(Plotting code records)
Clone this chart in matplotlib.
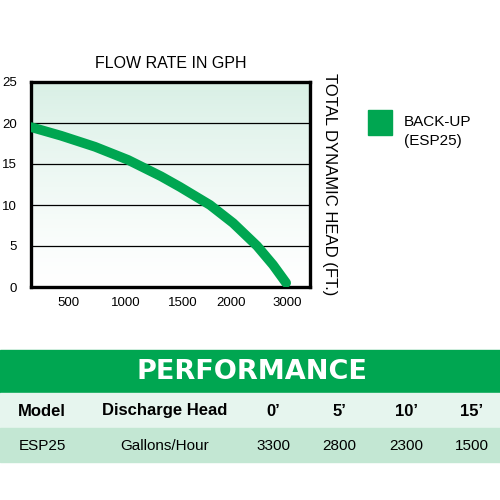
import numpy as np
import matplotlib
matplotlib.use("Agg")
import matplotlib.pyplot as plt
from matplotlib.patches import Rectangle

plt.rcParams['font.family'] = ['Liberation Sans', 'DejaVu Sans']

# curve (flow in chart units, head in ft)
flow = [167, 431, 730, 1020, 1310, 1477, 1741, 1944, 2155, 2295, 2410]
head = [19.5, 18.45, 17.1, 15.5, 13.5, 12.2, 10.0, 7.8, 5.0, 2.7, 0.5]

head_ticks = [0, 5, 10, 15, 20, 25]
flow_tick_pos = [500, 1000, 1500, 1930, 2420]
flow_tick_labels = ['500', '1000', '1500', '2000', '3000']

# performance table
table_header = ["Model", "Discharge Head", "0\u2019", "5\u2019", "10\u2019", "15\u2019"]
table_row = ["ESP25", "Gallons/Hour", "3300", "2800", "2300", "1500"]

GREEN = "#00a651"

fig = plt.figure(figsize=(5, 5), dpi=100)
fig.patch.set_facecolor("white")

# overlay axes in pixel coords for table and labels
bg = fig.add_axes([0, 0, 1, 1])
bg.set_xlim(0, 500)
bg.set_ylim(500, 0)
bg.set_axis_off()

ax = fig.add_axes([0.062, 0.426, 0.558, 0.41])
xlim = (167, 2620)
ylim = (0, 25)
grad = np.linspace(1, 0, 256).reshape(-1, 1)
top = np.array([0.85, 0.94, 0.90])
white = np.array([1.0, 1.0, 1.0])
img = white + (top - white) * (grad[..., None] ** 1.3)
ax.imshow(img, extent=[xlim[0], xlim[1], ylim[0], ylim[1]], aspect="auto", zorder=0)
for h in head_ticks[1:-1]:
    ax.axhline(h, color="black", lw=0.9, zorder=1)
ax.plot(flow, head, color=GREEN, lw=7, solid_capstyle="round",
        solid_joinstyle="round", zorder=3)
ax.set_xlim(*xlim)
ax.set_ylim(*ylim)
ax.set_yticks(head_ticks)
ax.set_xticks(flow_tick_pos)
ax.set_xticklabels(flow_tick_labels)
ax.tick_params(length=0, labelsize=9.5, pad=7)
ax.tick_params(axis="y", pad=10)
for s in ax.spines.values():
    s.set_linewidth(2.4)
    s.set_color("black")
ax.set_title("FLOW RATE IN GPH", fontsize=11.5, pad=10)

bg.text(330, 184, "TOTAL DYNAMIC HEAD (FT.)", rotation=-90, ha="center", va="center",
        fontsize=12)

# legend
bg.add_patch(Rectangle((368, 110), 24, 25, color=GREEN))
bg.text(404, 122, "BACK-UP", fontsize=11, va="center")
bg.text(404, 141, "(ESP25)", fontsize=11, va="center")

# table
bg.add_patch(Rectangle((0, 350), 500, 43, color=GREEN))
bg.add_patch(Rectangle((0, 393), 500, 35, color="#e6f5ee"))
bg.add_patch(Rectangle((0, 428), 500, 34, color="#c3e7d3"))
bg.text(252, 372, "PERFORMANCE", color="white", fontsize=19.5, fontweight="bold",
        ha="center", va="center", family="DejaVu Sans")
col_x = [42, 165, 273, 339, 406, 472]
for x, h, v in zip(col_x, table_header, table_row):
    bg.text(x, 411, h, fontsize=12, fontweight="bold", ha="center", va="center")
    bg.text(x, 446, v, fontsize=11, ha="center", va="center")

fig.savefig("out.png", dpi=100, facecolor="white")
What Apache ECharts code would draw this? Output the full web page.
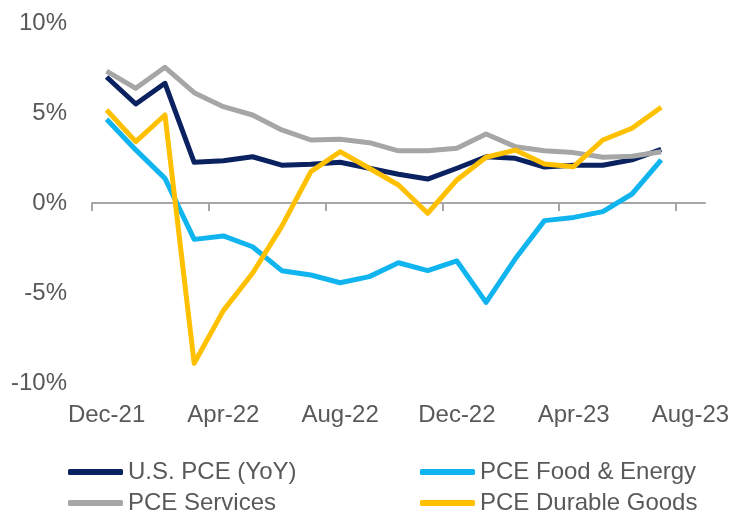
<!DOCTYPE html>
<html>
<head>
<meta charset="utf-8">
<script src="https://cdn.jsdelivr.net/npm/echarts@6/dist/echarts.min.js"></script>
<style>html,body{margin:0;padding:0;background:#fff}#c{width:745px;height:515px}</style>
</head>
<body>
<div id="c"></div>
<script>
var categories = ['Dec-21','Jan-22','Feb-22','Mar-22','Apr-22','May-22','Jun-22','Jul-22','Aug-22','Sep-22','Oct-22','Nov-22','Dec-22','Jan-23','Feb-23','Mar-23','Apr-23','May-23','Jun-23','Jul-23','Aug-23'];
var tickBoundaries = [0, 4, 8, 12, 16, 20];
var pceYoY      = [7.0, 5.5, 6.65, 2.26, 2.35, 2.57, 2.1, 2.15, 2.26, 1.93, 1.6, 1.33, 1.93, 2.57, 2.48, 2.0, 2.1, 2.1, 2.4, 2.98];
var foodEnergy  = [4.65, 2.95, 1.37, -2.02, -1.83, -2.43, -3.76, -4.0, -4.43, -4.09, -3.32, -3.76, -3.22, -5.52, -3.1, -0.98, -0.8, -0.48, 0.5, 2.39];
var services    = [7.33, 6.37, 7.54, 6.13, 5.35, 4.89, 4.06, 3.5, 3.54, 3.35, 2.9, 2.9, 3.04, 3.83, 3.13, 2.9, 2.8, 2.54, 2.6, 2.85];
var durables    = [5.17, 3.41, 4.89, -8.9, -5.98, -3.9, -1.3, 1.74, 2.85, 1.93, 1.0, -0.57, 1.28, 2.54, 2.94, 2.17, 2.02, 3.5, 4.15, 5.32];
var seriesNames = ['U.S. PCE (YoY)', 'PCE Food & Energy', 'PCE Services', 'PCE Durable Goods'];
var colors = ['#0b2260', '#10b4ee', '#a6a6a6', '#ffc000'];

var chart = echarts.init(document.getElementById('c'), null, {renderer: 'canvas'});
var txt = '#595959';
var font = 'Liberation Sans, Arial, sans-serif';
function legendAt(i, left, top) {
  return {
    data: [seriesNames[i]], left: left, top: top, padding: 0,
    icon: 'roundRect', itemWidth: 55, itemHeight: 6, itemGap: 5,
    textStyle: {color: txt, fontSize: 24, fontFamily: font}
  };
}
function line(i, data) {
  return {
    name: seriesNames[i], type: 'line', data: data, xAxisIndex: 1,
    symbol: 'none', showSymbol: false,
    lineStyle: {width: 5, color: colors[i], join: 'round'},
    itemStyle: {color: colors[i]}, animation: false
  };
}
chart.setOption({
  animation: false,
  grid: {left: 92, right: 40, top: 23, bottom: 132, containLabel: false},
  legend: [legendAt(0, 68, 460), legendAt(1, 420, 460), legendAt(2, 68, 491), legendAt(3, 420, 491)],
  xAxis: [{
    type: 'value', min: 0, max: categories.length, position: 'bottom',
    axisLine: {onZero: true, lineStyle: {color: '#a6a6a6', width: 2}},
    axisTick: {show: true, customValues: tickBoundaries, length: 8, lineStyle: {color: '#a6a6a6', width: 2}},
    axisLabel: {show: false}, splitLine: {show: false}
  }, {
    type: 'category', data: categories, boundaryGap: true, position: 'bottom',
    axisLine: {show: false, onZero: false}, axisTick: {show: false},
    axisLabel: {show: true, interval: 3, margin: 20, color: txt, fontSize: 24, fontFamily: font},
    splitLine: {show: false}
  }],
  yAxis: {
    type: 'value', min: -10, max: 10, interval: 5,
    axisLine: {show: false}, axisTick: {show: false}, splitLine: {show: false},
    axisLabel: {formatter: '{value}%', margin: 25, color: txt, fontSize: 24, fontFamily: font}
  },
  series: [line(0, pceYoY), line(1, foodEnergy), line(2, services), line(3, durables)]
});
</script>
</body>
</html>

(TASK DESCRIPTION)
Write out the listing word for word, omitting the pictures it holds.

(THE COMPLETED TASK)
Clone this chart in matplotlib.
import numpy as np
import matplotlib
matplotlib.use("Agg")
import matplotlib.pyplot as plt
from matplotlib.patches import Rectangle

plt.rcParams['font.family'] = ['Liberation Sans', 'DejaVu Sans']

# curve (flow in chart units, head in ft)
flow = [167, 431, 730, 1020, 1310, 1477, 1741, 1944, 2155, 2295, 2410]
head = [19.5, 18.45, 17.1, 15.5, 13.5, 12.2, 10.0, 7.8, 5.0, 2.7, 0.5]

head_ticks = [0, 5, 10, 15, 20, 25]
flow_tick_pos = [500, 1000, 1500, 1930, 2420]
flow_tick_labels = ['500', '1000', '1500', '2000', '3000']

# performance table
table_header = ["Model", "Discharge Head", "0\u2019", "5\u2019", "10\u2019", "15\u2019"]
table_row = ["ESP25", "Gallons/Hour", "3300", "2800", "2300", "1500"]

GREEN = "#00a651"

fig = plt.figure(figsize=(5, 5), dpi=100)
fig.patch.set_facecolor("white")

# overlay axes in pixel coords for table and labels
bg = fig.add_axes([0, 0, 1, 1])
bg.set_xlim(0, 500)
bg.set_ylim(500, 0)
bg.set_axis_off()

ax = fig.add_axes([0.062, 0.426, 0.558, 0.41])
xlim = (167, 2620)
ylim = (0, 25)
grad = np.linspace(1, 0, 256).reshape(-1, 1)
top = np.array([0.85, 0.94, 0.90])
white = np.array([1.0, 1.0, 1.0])
img = white + (top - white) * (grad[..., None] ** 1.3)
ax.imshow(img, extent=[xlim[0], xlim[1], ylim[0], ylim[1]], aspect="auto", zorder=0)
for h in head_ticks[1:-1]:
    ax.axhline(h, color="black", lw=0.9, zorder=1)
ax.plot(flow, head, color=GREEN, lw=7, solid_capstyle="round",
        solid_joinstyle="round", zorder=3)
ax.set_xlim(*xlim)
ax.set_ylim(*ylim)
ax.set_yticks(head_ticks)
ax.set_xticks(flow_tick_pos)
ax.set_xticklabels(flow_tick_labels)
ax.tick_params(length=0, labelsize=9.5, pad=7)
ax.tick_params(axis="y", pad=10)
for s in ax.spines.values():
    s.set_linewidth(2.4)
    s.set_color("black")
ax.set_title("FLOW RATE IN GPH", fontsize=11.5, pad=10)

bg.text(330, 184, "TOTAL DYNAMIC HEAD (FT.)", rotation=-90, ha="center", va="center",
        fontsize=12)

# legend
bg.add_patch(Rectangle((368, 110), 24, 25, color=GREEN))
bg.text(404, 122, "BACK-UP", fontsize=11, va="center")
bg.text(404, 141, "(ESP25)", fontsize=11, va="center")

# table
bg.add_patch(Rectangle((0, 350), 500, 43, color=GREEN))
bg.add_patch(Rectangle((0, 393), 500, 35, color="#e6f5ee"))
bg.add_patch(Rectangle((0, 428), 500, 34, color="#c3e7d3"))
bg.text(252, 372, "PERFORMANCE", color="white", fontsize=19.5, fontweight="bold",
        ha="center", va="center", family="DejaVu Sans")
col_x = [42, 165, 273, 339, 406, 472]
for x, h, v in zip(col_x, table_header, table_row):
    bg.text(x, 411, h, fontsize=12, fontweight="bold", ha="center", va="center")
    bg.text(x, 446, v, fontsize=11, ha="center", va="center")

fig.savefig("out.png", dpi=100, facecolor="white")
What Apache ECharts code would draw this? Output the full web page.
<!DOCTYPE html>
<html>
<head>
<meta charset="utf-8">
<script src="https://cdn.jsdelivr.net/npm/echarts@6/dist/echarts.min.js"></script>
<style>html,body{margin:0;padding:0;background:#fff}#c{width:745px;height:515px}</style>
</head>
<body>
<div id="c"></div>
<script>
var categories = ['Dec-21','Jan-22','Feb-22','Mar-22','Apr-22','May-22','Jun-22','Jul-22','Aug-22','Sep-22','Oct-22','Nov-22','Dec-22','Jan-23','Feb-23','Mar-23','Apr-23','May-23','Jun-23','Jul-23','Aug-23'];
var tickBoundaries = [0, 4, 8, 12, 16, 20];
var pceYoY      = [7.0, 5.5, 6.65, 2.26, 2.35, 2.57, 2.1, 2.15, 2.26, 1.93, 1.6, 1.33, 1.93, 2.57, 2.48, 2.0, 2.1, 2.1, 2.4, 2.98];
var foodEnergy  = [4.65, 2.95, 1.37, -2.02, -1.83, -2.43, -3.76, -4.0, -4.43, -4.09, -3.32, -3.76, -3.22, -5.52, -3.1, -0.98, -0.8, -0.48, 0.5, 2.39];
var services    = [7.33, 6.37, 7.54, 6.13, 5.35, 4.89, 4.06, 3.5, 3.54, 3.35, 2.9, 2.9, 3.04, 3.83, 3.13, 2.9, 2.8, 2.54, 2.6, 2.85];
var durables    = [5.17, 3.41, 4.89, -8.9, -5.98, -3.9, -1.3, 1.74, 2.85, 1.93, 1.0, -0.57, 1.28, 2.54, 2.94, 2.17, 2.02, 3.5, 4.15, 5.32];
var seriesNames = ['U.S. PCE (YoY)', 'PCE Food & Energy', 'PCE Services', 'PCE Durable Goods'];
var colors = ['#0b2260', '#10b4ee', '#a6a6a6', '#ffc000'];

var chart = echarts.init(document.getElementById('c'), null, {renderer: 'canvas'});
var txt = '#595959';
var font = 'Liberation Sans, Arial, sans-serif';
function legendAt(i, left, top) {
  return {
    data: [seriesNames[i]], left: left, top: top, padding: 0,
    icon: 'roundRect', itemWidth: 55, itemHeight: 6, itemGap: 5,
    textStyle: {color: txt, fontSize: 24, fontFamily: font}
  };
}
function line(i, data) {
  return {
    name: seriesNames[i], type: 'line', data: data, xAxisIndex: 1,
    symbol: 'none', showSymbol: false,
    lineStyle: {width: 5, color: colors[i], join: 'round'},
    itemStyle: {color: colors[i]}, animation: false
  };
}
chart.setOption({
  animation: false,
  grid: {left: 92, right: 40, top: 23, bottom: 132, containLabel: false},
  legend: [legendAt(0, 68, 460), legendAt(1, 420, 460), legendAt(2, 68, 491), legendAt(3, 420, 491)],
  xAxis: [{
    type: 'value', min: 0, max: categories.length, position: 'bottom',
    axisLine: {onZero: true, lineStyle: {color: '#a6a6a6', width: 2}},
    axisTick: {show: true, customValues: tickBoundaries, length: 8, lineStyle: {color: '#a6a6a6', width: 2}},
    axisLabel: {show: false}, splitLine: {show: false}
  }, {
    type: 'category', data: categories, boundaryGap: true, position: 'bottom',
    axisLine: {show: false, onZero: false}, axisTick: {show: false},
    axisLabel: {show: true, interval: 3, margin: 20, color: txt, fontSize: 24, fontFamily: font},
    splitLine: {show: false}
  }],
  yAxis: {
    type: 'value', min: -10, max: 10, interval: 5,
    axisLine: {show: false}, axisTick: {show: false}, splitLine: {show: false},
    axisLabel: {formatter: '{value}%', margin: 25, color: txt, fontSize: 24, fontFamily: font}
  },
  series: [line(0, pceYoY), line(1, foodEnergy), line(2, services), line(3, durables)]
});
</script>
</body>
</html>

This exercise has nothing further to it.